Watchmen (out of the archives)

(N.B.: I wrote this whenever ‘a recent post’ was recent. The film itself is no longer even remotely relevant, but Alec told me [probably a year ago, christ] that the review was worth posting. So: here.)

After I saw Zack Snyder’s Watchmen, I spent some time trying to concentrate my thoughts on the film enough for a post here. I was never able to do so to my satisfaction, and eventually the film stopped being timely. Luckily, a recent post at Alicublog brought up Anthony Lane’s review of the film. Instead of making an overlong and off-topic comment there, I’ll make you all suffer. (Here be spoilers for both film and comic.) Lane pans the film as an inhumane celebration of thuggery, and he repeatedly states that the comic and the movie are philosophically similar. I mostly agree with Lane’s assessment of Watchmen the film, but couldn’t agree less with his association of Snyder’s love of thuggery with Alan Moore himself. The film is an eviscerated parody of the comic I read. On its own, the superhero story is not particularly notable –it’s the kind of “dark” inverted hero story that Frank Miller might have written. What I find appealing about Watchmen that both Snyder and Lane missed are simple human stories, cut short by Veidt’s scheme.

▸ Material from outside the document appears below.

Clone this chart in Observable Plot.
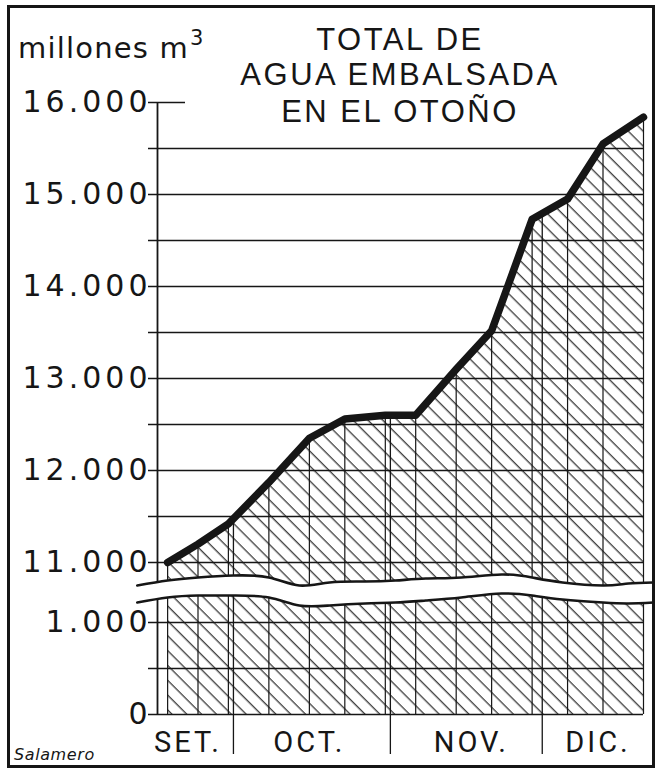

The emotional peak of the comic is the execution of Veidt’s plan. A half-dozen small plots with decidedly non-superheroic characters – a cabbie’s fight with her girlfriend, a newspaper vendor talking to an uninterested youth reading a pirate comic, the paranoia- and drug-fueled murder of Hollis Mason, the eventual disgrace of the cop who captures Rorschach,  and Rorschach’s psychiatrist spiralling into despair and alienating his wife — begin to be drawn together. At that moment, Veidt’s plan to murder half of New York takes effect, and all of these lives are obliterated in a series of panels which still makes me tear up even after dozens of readings.

Watchmen does briefly reference the iconic scene with the newspaper vendor and youth in silhouette before everything goes white. You’d just about miss it. And it symbolized exactly what was wrong with the film — I had no emotional response, because I had no reason to care about these characters.

Quite a lot of the film is spent slavishly recreating the hero arc of the comic, to the expense of just about everything else. The resulting plot arc, with the characters as written, would have been pretty strongly biased in favor of Veidt. Moore’s Adrian Veidt is a fascinating character, one of the best villains ever written — because he is strong, and handsome, and charming, and makes a fairly convincing argument that he had to murder millions of people to save the world. Furthermore, Moore never explicitly rebukes Veidt’s actions. The comic’s protagonists come around at the end, agree to stay quiet, and return to their lives — except one, the psychotic (and ultimately suicidal) serial killer Rorschach. Beyond that, the only person really questioning Veidt at the end is Veidt himself.

Snyder realized this, although he didn’t seem to recognize the value of the excised plots (the part he’s restoring in his director’s cut, apparently, is the well-done but marginal Black Freighter story). So he turns Veidt into a weaselly, snivelling Eurofag (with a directory labelled BOYS on his computer, natch), makes Dan and Laurie stronger and more appealing, and does everything he can to make a psycho killer like Rorschach an antihero.

This is what Lane saw in the film. I agree with him on that. The dehumanized script of the film had to increase the severity of Veidt’s crime by a tremendous magnitude, replacing “half of New York” with the complete obliteration of a handful of the world’s biggest cities. The comic’s Dan Dreiberg is shocked and appalled at Veidt’s murders at first, but ultimately agrees to go along with Veidt’s plan. In the movie, the same scene ends with an absurd sequence where Dreiberg beats the shit out of Veidt and accuses him of “deforming humanity.” It’s fitting that a film directed by the guy who did 300 replaced half the plot with a burly man repeatedly punching a homosexual in the face.

(An aside — I’m aware Snyder didn’t write the script, and I’m being lazy in attributing all of these decisions to him. I apologize. However, I suspect that Snyder was satisfied with the script he filmed, and his previous work on 300 as well as his obvious love of filming scenes of merciless violence reinforce this. Oh, and before I forget: the comic depicts the pre-Keene Act rioters as middle-aged, pudgy working people. The film depicts them as bomb-throwing hippies. It all adds up.)

In general, the film’s script slashes out any scene that doesn’t feature a superhero but dedicates minutes on end to loving expansions of sex and fight scenes (Dan & Laurie on the airship, the Comedian’s death, the thugs in the alley) which were dispensed with fairly quickly in the comic. I know the entire book comic would have been impossible to film, but when you expand a scene just so you can show more of Malin Akerman getting a deep dicking you open yourself up to questions about priorities.